Work to be completed: Restate the listing that follows word for word, without its pictures.

─── Input records

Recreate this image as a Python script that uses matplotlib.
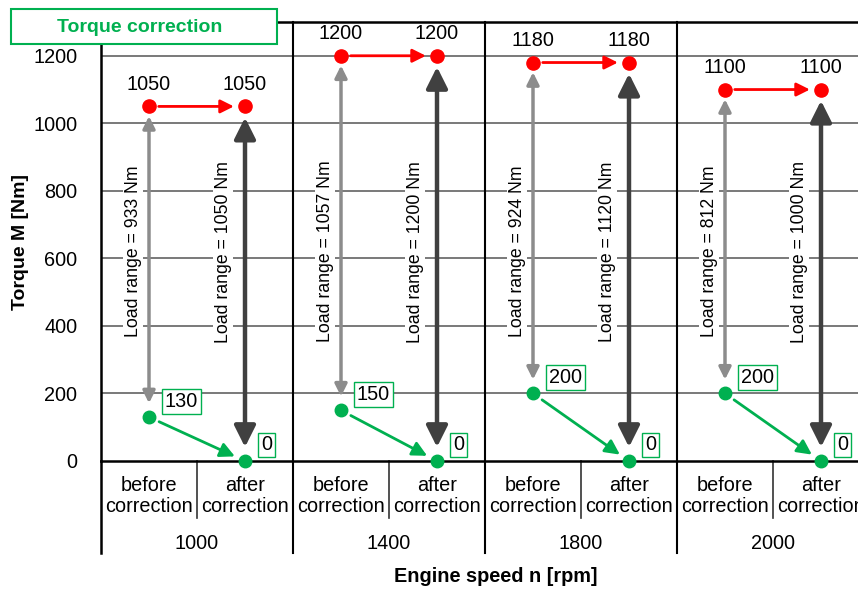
import matplotlib.pyplot as plt
from matplotlib.patches import Rectangle

plt.rcParams['font.family'] = ['Liberation Sans', 'DejaVu Sans']

# data
speeds = [1000, 1400, 1800, 2000]            # rpm
states = ['before\ncorrection', 'after\ncorrection']
max_before = [1050, 1200, 1180, 1100]        # Nm
max_after = [1050, 1200, 1180, 1100]         # Nm
min_before = [130, 150, 200, 200]            # Nm
min_after = [0, 0, 0, 0]                     # Nm
range_before = [933, 1057, 924, 812]         # Nm (as labelled)
range_after = [1050, 1200, 1120, 1000]       # Nm (as labelled)
yticks = [0, 200, 400, 600, 800, 1000, 1200]

RED = '#FF0000'
GREEN = '#00B050'
GREY = '#8C8C8C'
DARK = '#404040'
FS = 14.3

fig = plt.figure(figsize=(8.58, 5.90), dpi=100)
# axes runs a bit past the right edge, like the original crop
ax = fig.add_axes([101 / 858, 129 / 590, 768 / 858, 439 / 590])
ax.set_xlim(0, 2 * len(speeds))
ax.set_ylim(0, 1300)
ymin_table = -272  # bottom of the category table under the axis

ax.set_yticks(yticks)
ax.set_yticklabels([str(v) for v in yticks], fontsize=FS)
ax.tick_params(axis='y', length=0, pad=17)
ax.set_xticks([])
for t in yticks[1:]:
    ax.axhline(t, color='#555555', lw=1.1, zorder=0)
for side in ['left', 'bottom', 'top']:
    ax.spines[side].set_linewidth(1.8)
ax.spines['right'].set_visible(False)

ax.set_ylabel('Torque M [Nm]', fontsize=14, fontweight='bold')
ax.yaxis.set_label_coords(-0.094, 0.5)
fig.text(496 / 858, 1 - 577 / 590, 'Engine speed n [rpm]', fontsize=14.3,
         fontweight='bold', ha='center', va='center')

# category table under the axis
ax.plot([0, 0], [0, ymin_table], color='black', lw=1.8, clip_on=False)
for i, speed in enumerate(speeds):
    x0 = 2 * i
    xb, xa = x0 + 0.5, x0 + 1.5
    if i > 0:
        ax.plot([x0, x0], [1300, ymin_table], color='black', lw=1.5, clip_on=False)
    ax.plot([x0 + 1, x0 + 1], [0, -169], color='#333333', lw=1.2, clip_on=False)
    for k, s in enumerate(states):
        ax.text(x0 + 0.5 + k, -104, s, fontsize=FS, ha='center', va='center',
                linespacing=1.15, clip_on=False)
    ax.text(x0 + 1, -243, str(speed), fontsize=FS, ha='center', va='center')

    # load range arrows
    ax.annotate('', xy=(xb, max_before[i]), xytext=(xb, min_before[i]),
                arrowprops=dict(arrowstyle='<|-|>', color=GREY, lw=2.5,
                                mutation_scale=18, shrinkA=10, shrinkB=7), zorder=3)
    ax.annotate('', xy=(xa, max_after[i]), xytext=(xa, min_after[i]),
                arrowprops=dict(arrowstyle='<|-|>', color=DARK, lw=3.2,
                                mutation_scale=32, shrinkA=10, shrinkB=8), zorder=3)
    ax.annotate('Load range = %d Nm' % range_before[i], xy=(xb, 620),
                xytext=(-16, 0), textcoords='offset pixels', rotation=90,
                fontsize=12.7, ha='center', va='center', zorder=4,
                bbox=dict(boxstyle='square,pad=0.1', fc='white', ec='none'))
    ax.annotate('Load range = %d Nm' % range_after[i], xy=(xa, 620),
                xytext=(-22, 0), textcoords='offset pixels', rotation=90,
                fontsize=12.7, ha='center', va='center', zorder=4,
                bbox=dict(boxstyle='square,pad=0.1', fc='white', ec='none'))

    # correction arrows
    ax.annotate('', xy=(xa, max_after[i]), xytext=(xb, max_before[i]),
                arrowprops=dict(arrowstyle='-|>', color=RED, lw=2,
                                mutation_scale=20, shrinkA=7, shrinkB=8), zorder=3)
    ax.annotate('', xy=(xa, min_after[i]), xytext=(xb, min_before[i]),
                arrowprops=dict(arrowstyle='-|>', color=GREEN, lw=2,
                                mutation_scale=22, shrinkA=8, shrinkB=8), zorder=3)

    # points and value labels
    ax.plot([xb, xa], [max_before[i], max_after[i]], 'o', color=RED, ms=9.5,
            zorder=5, clip_on=False)
    ax.plot([xb, xa], [min_before[i], min_after[i]], 'o', color=GREEN, ms=9,
            zorder=5, clip_on=False)
    for x, v in [(xb, max_before[i]), (xa, max_after[i])]:
        ax.annotate(str(v), xy=(x, v), xytext=(0, 22), textcoords='offset pixels',
                    fontsize=FS, ha='center', va='center')
    for x, v in [(xb, min_before[i]), (xa, min_after[i])]:
        ax.annotate(str(v), xy=(x, v), xytext=(16, 16), textcoords='offset pixels',
                    fontsize=FS, ha='left', va='center', zorder=6,
                    bbox=dict(boxstyle='square,pad=0.15', fc='white', ec=GREEN, lw=1))

# title box in the top left corner
fig.patches.append(Rectangle((11 / 858, 1 - 44 / 590), 266 / 858, 35 / 590,
                             transform=fig.transFigure, fc='white', ec=GREEN,
                             lw=1.5, zorder=10))
fig.text(140 / 858, 1 - 27 / 590, 'Torque correction', color=GREEN, fontsize=14,
         fontweight='bold', ha='center', va='center', zorder=11)

fig.savefig('out.png', dpi=100)
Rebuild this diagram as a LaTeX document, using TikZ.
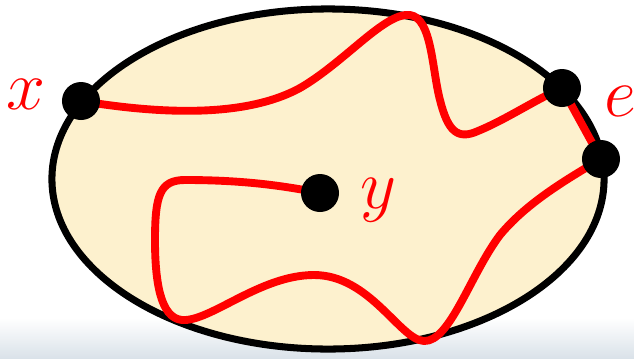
\documentclass[tikz,border=0pt]{standalone}
\usepackage{graphicx}
\usepackage{tikz}
\usetikzlibrary{calc}
\definecolor{regionfill}{RGB}{253,241,206}
\definecolor{stripcol}{RGB}{218,226,233}
\newcommand{\biglbl}[1]{\scalebox{2}{\Huge$#1$}}

\begin{document}
\begin{tikzpicture}[
    x=0.025cm, y=-0.025cm,
    region/.style={draw=black, fill=regionfill, line width=5pt},
    route/.style={draw=red, line width=5.6pt, line cap=round, line join=round},
    vertex/.style={circle, fill=black, inner sep=0pt, minimum size=0.95cm},
    lbl/.style={text=red, inner sep=0pt}
]
\useasboundingbox (0,0) rectangle (634,358);
\shade[top color=white, bottom color=stripcol] (0,318) rectangle (634,358);

\draw[region] (328,179) ellipse [x radius=6.9cm, y radius=4.25cm];

\coordinate (px) at (81,101);
\coordinate (pe1) at (562,88);
\coordinate (pe2) at (601,159);
\coordinate (py) at (320,193);

% path from x to the edge e
\draw[route] (px) .. controls (160,114) and (245,118) .. (300,88)
    .. controls (345,62) and (385,12) .. (410,15)
    .. controls (432,18) and (432,70) .. (440,100)
    .. controls (448,132) and (458,140) .. (478,131)
    .. controls (505,120) and (535,100) .. (pe1);
\draw[route] (pe1) -- (pe2);
% path from e back to y
\draw[route] (pe2) .. controls (560,183) and (525,205) .. (500,235)
    .. controls (470,275) and (450,342) .. (424,341)
    .. controls (400,340) and (370,275) .. (314,275)
    .. controls (260,275) and (210,322) .. (182,320)
    .. controls (160,318) and (155,280) .. (155,240)
    .. controls (155,195) and (160,180) .. (185,180)
    .. controls (240,180) and (280,185) .. (py);

\node[vertex] (x) at (px) {};
\node[vertex] (e1) at (pe1) {};
\node[vertex] (e2) at (pe2) {};
\node[vertex] (y) at (py) {};

\node[lbl] (xlabel) at (26,94) {\biglbl{x}};
\node[lbl] (elabel) at (620,101) {\biglbl{e}};
\node[lbl] (ylabel) at (378,200) {\biglbl{y}};
\end{tikzpicture}
\end{document}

──────

Response to this task:
Recreate this image as a Python script that uses matplotlib.
import matplotlib.pyplot as plt
from matplotlib.patches import Rectangle

plt.rcParams['font.family'] = ['Liberation Sans', 'DejaVu Sans']

# data
speeds = [1000, 1400, 1800, 2000]            # rpm
states = ['before\ncorrection', 'after\ncorrection']
max_before = [1050, 1200, 1180, 1100]        # Nm
max_after = [1050, 1200, 1180, 1100]         # Nm
min_before = [130, 150, 200, 200]            # Nm
min_after = [0, 0, 0, 0]                     # Nm
range_before = [933, 1057, 924, 812]         # Nm (as labelled)
range_after = [1050, 1200, 1120, 1000]       # Nm (as labelled)
yticks = [0, 200, 400, 600, 800, 1000, 1200]

RED = '#FF0000'
GREEN = '#00B050'
GREY = '#8C8C8C'
DARK = '#404040'
FS = 14.3

fig = plt.figure(figsize=(8.58, 5.90), dpi=100)
# axes runs a bit past the right edge, like the original crop
ax = fig.add_axes([101 / 858, 129 / 590, 768 / 858, 439 / 590])
ax.set_xlim(0, 2 * len(speeds))
ax.set_ylim(0, 1300)
ymin_table = -272  # bottom of the category table under the axis

ax.set_yticks(yticks)
ax.set_yticklabels([str(v) for v in yticks], fontsize=FS)
ax.tick_params(axis='y', length=0, pad=17)
ax.set_xticks([])
for t in yticks[1:]:
    ax.axhline(t, color='#555555', lw=1.1, zorder=0)
for side in ['left', 'bottom', 'top']:
    ax.spines[side].set_linewidth(1.8)
ax.spines['right'].set_visible(False)

ax.set_ylabel('Torque M [Nm]', fontsize=14, fontweight='bold')
ax.yaxis.set_label_coords(-0.094, 0.5)
fig.text(496 / 858, 1 - 577 / 590, 'Engine speed n [rpm]', fontsize=14.3,
         fontweight='bold', ha='center', va='center')

# category table under the axis
ax.plot([0, 0], [0, ymin_table], color='black', lw=1.8, clip_on=False)
for i, speed in enumerate(speeds):
    x0 = 2 * i
    xb, xa = x0 + 0.5, x0 + 1.5
    if i > 0:
        ax.plot([x0, x0], [1300, ymin_table], color='black', lw=1.5, clip_on=False)
    ax.plot([x0 + 1, x0 + 1], [0, -169], color='#333333', lw=1.2, clip_on=False)
    for k, s in enumerate(states):
        ax.text(x0 + 0.5 + k, -104, s, fontsize=FS, ha='center', va='center',
                linespacing=1.15, clip_on=False)
    ax.text(x0 + 1, -243, str(speed), fontsize=FS, ha='center', va='center')

    # load range arrows
    ax.annotate('', xy=(xb, max_before[i]), xytext=(xb, min_before[i]),
                arrowprops=dict(arrowstyle='<|-|>', color=GREY, lw=2.5,
                                mutation_scale=18, shrinkA=10, shrinkB=7), zorder=3)
    ax.annotate('', xy=(xa, max_after[i]), xytext=(xa, min_after[i]),
                arrowprops=dict(arrowstyle='<|-|>', color=DARK, lw=3.2,
                                mutation_scale=32, shrinkA=10, shrinkB=8), zorder=3)
    ax.annotate('Load range = %d Nm' % range_before[i], xy=(xb, 620),
                xytext=(-16, 0), textcoords='offset pixels', rotation=90,
                fontsize=12.7, ha='center', va='center', zorder=4,
                bbox=dict(boxstyle='square,pad=0.1', fc='white', ec='none'))
    ax.annotate('Load range = %d Nm' % range_after[i], xy=(xa, 620),
                xytext=(-22, 0), textcoords='offset pixels', rotation=90,
                fontsize=12.7, ha='center', va='center', zorder=4,
                bbox=dict(boxstyle='square,pad=0.1', fc='white', ec='none'))

    # correction arrows
    ax.annotate('', xy=(xa, max_after[i]), xytext=(xb, max_before[i]),
                arrowprops=dict(arrowstyle='-|>', color=RED, lw=2,
                                mutation_scale=20, shrinkA=7, shrinkB=8), zorder=3)
    ax.annotate('', xy=(xa, min_after[i]), xytext=(xb, min_before[i]),
                arrowprops=dict(arrowstyle='-|>', color=GREEN, lw=2,
                                mutation_scale=22, shrinkA=8, shrinkB=8), zorder=3)

    # points and value labels
    ax.plot([xb, xa], [max_before[i], max_after[i]], 'o', color=RED, ms=9.5,
            zorder=5, clip_on=False)
    ax.plot([xb, xa], [min_before[i], min_after[i]], 'o', color=GREEN, ms=9,
            zorder=5, clip_on=False)
    for x, v in [(xb, max_before[i]), (xa, max_after[i])]:
        ax.annotate(str(v), xy=(x, v), xytext=(0, 22), textcoords='offset pixels',
                    fontsize=FS, ha='center', va='center')
    for x, v in [(xb, min_before[i]), (xa, min_after[i])]:
        ax.annotate(str(v), xy=(x, v), xytext=(16, 16), textcoords='offset pixels',
                    fontsize=FS, ha='left', va='center', zorder=6,
                    bbox=dict(boxstyle='square,pad=0.15', fc='white', ec=GREEN, lw=1))

# title box in the top left corner
fig.patches.append(Rectangle((11 / 858, 1 - 44 / 590), 266 / 858, 35 / 590,
                             transform=fig.transFigure, fc='white', ec=GREEN,
                             lw=1.5, zorder=10))
fig.text(140 / 858, 1 - 27 / 590, 'Torque correction', color=GREEN, fontsize=14,
         fontweight='bold', ha='center', va='center', zorder=11)

fig.savefig('out.png', dpi=100)
Rebuild this diagram as a LaTeX document, using TikZ.
\documentclass[tikz,border=0pt]{standalone}
\usepackage{graphicx}
\usepackage{tikz}
\usetikzlibrary{calc}
\definecolor{regionfill}{RGB}{253,241,206}
\definecolor{stripcol}{RGB}{218,226,233}
\newcommand{\biglbl}[1]{\scalebox{2}{\Huge$#1$}}

\begin{document}
\begin{tikzpicture}[
    x=0.025cm, y=-0.025cm,
    region/.style={draw=black, fill=regionfill, line width=5pt},
    route/.style={draw=red, line width=5.6pt, line cap=round, line join=round},
    vertex/.style={circle, fill=black, inner sep=0pt, minimum size=0.95cm},
    lbl/.style={text=red, inner sep=0pt}
]
\useasboundingbox (0,0) rectangle (634,358);
\shade[top color=white, bottom color=stripcol] (0,318) rectangle (634,358);

\draw[region] (328,179) ellipse [x radius=6.9cm, y radius=4.25cm];

\coordinate (px) at (81,101);
\coordinate (pe1) at (562,88);
\coordinate (pe2) at (601,159);
\coordinate (py) at (320,193);

% path from x to the edge e
\draw[route] (px) .. controls (160,114) and (245,118) .. (300,88)
    .. controls (345,62) and (385,12) .. (410,15)
    .. controls (432,18) and (432,70) .. (440,100)
    .. controls (448,132) and (458,140) .. (478,131)
    .. controls (505,120) and (535,100) .. (pe1);
\draw[route] (pe1) -- (pe2);
% path from e back to y
\draw[route] (pe2) .. controls (560,183) and (525,205) .. (500,235)
    .. controls (470,275) and (450,342) .. (424,341)
    .. controls (400,340) and (370,275) .. (314,275)
    .. controls (260,275) and (210,322) .. (182,320)
    .. controls (160,318) and (155,280) .. (155,240)
    .. controls (155,195) and (160,180) .. (185,180)
    .. controls (240,180) and (280,185) .. (py);

\node[vertex] (x) at (px) {};
\node[vertex] (e1) at (pe1) {};
\node[vertex] (e2) at (pe2) {};
\node[vertex] (y) at (py) {};

\node[lbl] (xlabel) at (26,94) {\biglbl{x}};
\node[lbl] (elabel) at (620,101) {\biglbl{e}};
\node[lbl] (ylabel) at (378,200) {\biglbl{y}};
\end{tikzpicture}
\end{document}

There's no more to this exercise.